Your task is to copy the listing exactly. Drop any pictures from the copy.

* PROVIDED DATA
⟨

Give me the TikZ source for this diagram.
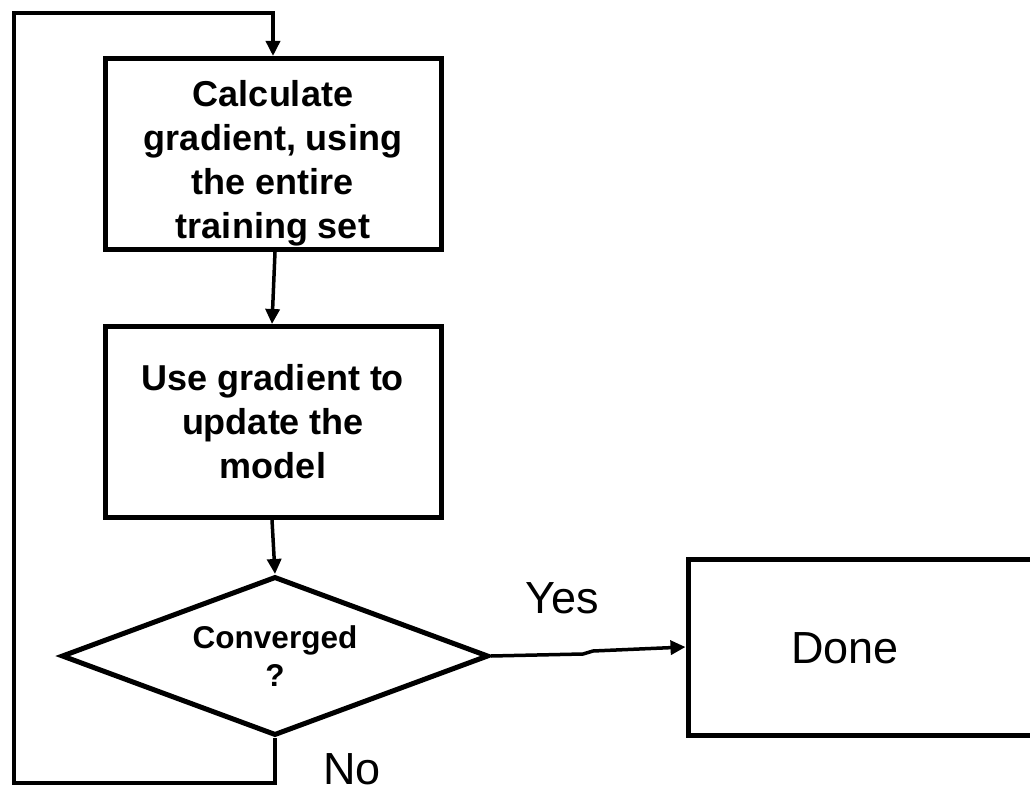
\documentclass[tikz,border=0pt]{standalone}
\usepackage{fontspec}
\setmainfont{Liberation Sans}
\usetikzlibrary{shapes.geometric,arrows.meta}
\tikzset{
  flowbox/.style={draw,line width=5pt,minimum width=336pt,minimum height=191pt,inner sep=0pt,align=center,
    font=\bfseries\fontsize{36}{44}\selectfont},
  decision/.style={draw,diamond,aspect=2.686,line width=5pt,minimum width=427pt,minimum height=159pt,inner sep=0pt,align=center,
    font=\bfseries\fontsize{31.5}{38}\selectfont},
  endbox/.style={draw,line width=5pt,minimum width=357pt,minimum height=176pt,inner sep=0pt},
  conn/.style={line width=3.5pt,line join=miter,-{Triangle[length=15pt,width=14pt]}},
  lbl/.style={font=\fontsize{45}{50}\selectfont,inner sep=0pt}
}
\begin{document}
\begin{tikzpicture}[x=1pt,y=-1pt]
\useasboundingbox (0,0) rectangle (1030,791);
\fill[white] (0,0) rectangle (1030,791);
\node[flowbox] (b1) at (273,154) {\rule{0pt}{45pt}Calculate\\gradient, using\\the entire\\training set};
\node[flowbox] (b2) at (273,422) {Use gradient to\\update the\\model};
\node[decision] (d) at (275,656) {Converged\\?};
\node[endbox] (done) at (866.5,647) {};
\node[lbl] (donetxt) at (845,648) {Done};
\node[lbl] (yes) at (562,598) {Yes};
\node[lbl] (no) at (352,769) {No};
\coordinate (k1) at (583,654);
\coordinate (k2) at (593,651);
\coordinate (l1) at (275,783);
\coordinate (l2) at (14,783);
\coordinate (l3) at (14,13);
\coordinate (l4) at (273,13);
\draw[conn] ([xshift=2pt]b1.south) -- ([xshift=-1pt]b2.north);
\draw[conn] ([xshift=-1pt]b2.south) -- (d.north);
\draw[conn] (d.east) -- (k1) -- (k2) -- (done.west);
\draw[conn] (d.south) -- (l1) -- (l2) -- (l3) -- (l4) -- (b1.north);
\end{tikzpicture}
\end{document}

⟩

* WRITTEN RESPONSE
Give me the TikZ source for this diagram.
\documentclass[tikz,border=0pt]{standalone}
\usepackage{fontspec}
\setmainfont{Liberation Sans}
\usetikzlibrary{shapes.geometric,arrows.meta}
\tikzset{
  flowbox/.style={draw,line width=5pt,minimum width=336pt,minimum height=191pt,inner sep=0pt,align=center,
    font=\bfseries\fontsize{36}{44}\selectfont},
  decision/.style={draw,diamond,aspect=2.686,line width=5pt,minimum width=427pt,minimum height=159pt,inner sep=0pt,align=center,
    font=\bfseries\fontsize{31.5}{38}\selectfont},
  endbox/.style={draw,line width=5pt,minimum width=357pt,minimum height=176pt,inner sep=0pt},
  conn/.style={line width=3.5pt,line join=miter,-{Triangle[length=15pt,width=14pt]}},
  lbl/.style={font=\fontsize{45}{50}\selectfont,inner sep=0pt}
}
\begin{document}
\begin{tikzpicture}[x=1pt,y=-1pt]
\useasboundingbox (0,0) rectangle (1030,791);
\fill[white] (0,0) rectangle (1030,791);
\node[flowbox] (b1) at (273,154) {\rule{0pt}{45pt}Calculate\\gradient, using\\the entire\\training set};
\node[flowbox] (b2) at (273,422) {Use gradient to\\update the\\model};
\node[decision] (d) at (275,656) {Converged\\?};
\node[endbox] (done) at (866.5,647) {};
\node[lbl] (donetxt) at (845,648) {Done};
\node[lbl] (yes) at (562,598) {Yes};
\node[lbl] (no) at (352,769) {No};
\coordinate (k1) at (583,654);
\coordinate (k2) at (593,651);
\coordinate (l1) at (275,783);
\coordinate (l2) at (14,783);
\coordinate (l3) at (14,13);
\coordinate (l4) at (273,13);
\draw[conn] ([xshift=2pt]b1.south) -- ([xshift=-1pt]b2.north);
\draw[conn] ([xshift=-1pt]b2.south) -- (d.north);
\draw[conn] (d.east) -- (k1) -- (k2) -- (done.west);
\draw[conn] (d.south) -- (l1) -- (l2) -- (l3) -- (l4) -- (b1.north);
\end{tikzpicture}
\end{document}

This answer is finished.